Saturday, January 2, 2010

Karen Armstrong's Through The Narrow Gate--Overview

I have just re-read Through the Narrow Gate: A Memoir of Spiritual Discovery by Karen Armstrong. In this memoir, Karen Armstrong writes about her life as a nun. From 1962 to 1969, ages 17 to 24, Karen was a member of a Catholic religious order, the Society of the Holy Child Jesus, in England. This time period includes nine months as a postulant, two years as a novice, and the rest of the time as a professed sister.

The primary ministry of the Society of the Holy Child Jesus is teaching girls and women. Therefore, upon making her religious profession, Karen was sent by her order to study English literature at Oxford, in preparation for teaching. Karen deeply loves literature.

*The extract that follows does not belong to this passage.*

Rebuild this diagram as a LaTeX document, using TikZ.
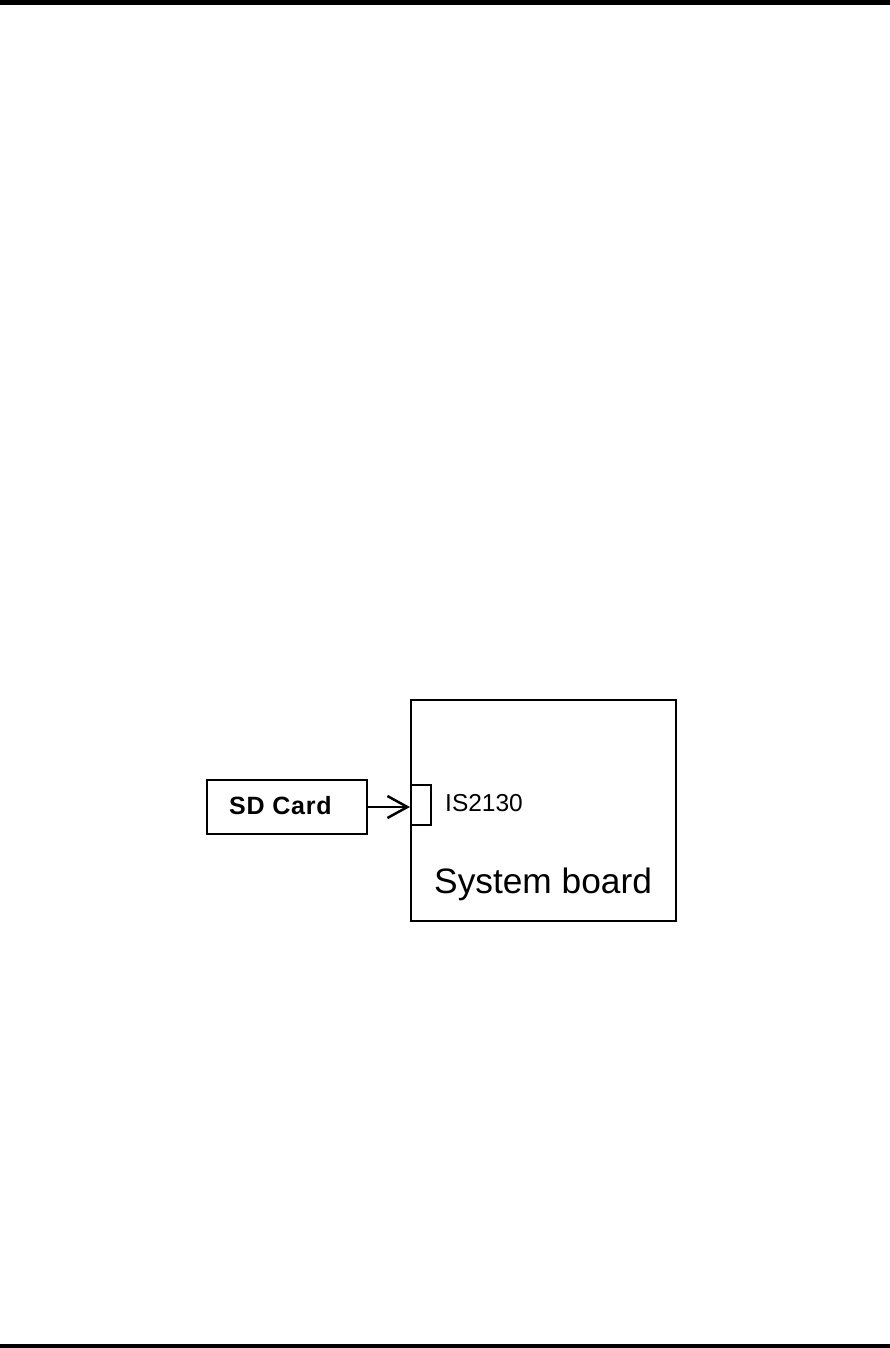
\documentclass[tikz,border=0pt]{standalone}
\usepackage{fontspec}
\setmainfont{Liberation Sans}
\usetikzlibrary{arrows.meta}
\begin{document}
\begin{tikzpicture}[x=1pt,y=-1pt,
  boxline/.style={draw=black,line width=2pt},
  bar/.style={fill=black,draw=none},
  lbl/.style={inner sep=0pt,anchor=west}]
\useasboundingbox (0,0) rectangle (890,1348);
\fill[bar] (0,0) rectangle (890,5);
\fill[bar] (0,1344) rectangle (890,1348);
\node[boxline,minimum width=160pt,minimum height=54pt,inner sep=0pt] (sd) at (286.5,807) {};
\node[lbl,font=\bfseries\fontsize{25}{30}\selectfont\addfontfeature{LetterSpace=3}] (sdt) at (229,806) {SD Card};
\node[boxline,minimum width=265pt,minimum height=221pt,inner sep=0pt] (sb) at (543.5,810) {};
\node[boxline,minimum width=20pt,minimum height=40pt,inner sep=0pt,anchor=west] (con) at (sb.west |- 0,804.5) {};
\node[lbl,font=\fontsize{24.5}{30}\selectfont] (ist) at (445,803) {IS2130};
\node[lbl,font=\fontsize{35.3}{40}\selectfont] (sbt) at (434,884) {System board};
\draw[line width=2.5pt,-{Straight Barb[length=20pt,width=22pt,line width=2.5pt]}] (sd.east) -- (sd.east -| con.west);
\end{tikzpicture}
\end{document}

Karen writes of the joys as well as the difficulties of professed religious life, though admittedly, in her case, it was mostly difficulties. She speaks especially of the difficulty she experienced in mastering her emotions, her mind, and her body. Karen often experienced religious life as a struggle to empty herself of what she saw as self-centered emotions (pride in small spiritual victories, hurt at a superior's harshness, frustration at her lack of skill in sewing, boredom with hours of housework) so that she could be filled by God. For Karen, this struggle to master her emotions was consistently unsuccessful.

Karen also had difficulty subduing her mind to accept the religious ideal of blind obedience to superiors, even when their instructions were counter-productive, and the "truth" of Catholic doctrines, even when her mind told her that these doctrines weren't really true. With persistent effort, she forced her mind to stop thinking and just obey--but then came her literature studies at Oxford, which awoke her mind and her deep pleasure in keen thought. As her mind came more and more vibrantly to life through her study of literature, Karen began to question certain practices of the order that she saw were harmful for the nuns, such as the ban on personal friendships and the use of the discipline (a set of cords used by nuns to flagellate themselves as a means of subduing bodily passions and performing penance).

Finally, Karen had her first epileptic seizures in the convent. These were seen by her superiors as spells of fainting due to emotional weakness, and Karen was ordered to stop these emotional displays. Since epileptic seizures are absolutely beyond the control of the will, there was no way for Karen to obey this command. One simply cannot decide to stop the abnormal electrical activity in the brain that causes the seizure. Karen also began to experience sexual arousal while in the convent. This was another aspect of her body that she simply could not control.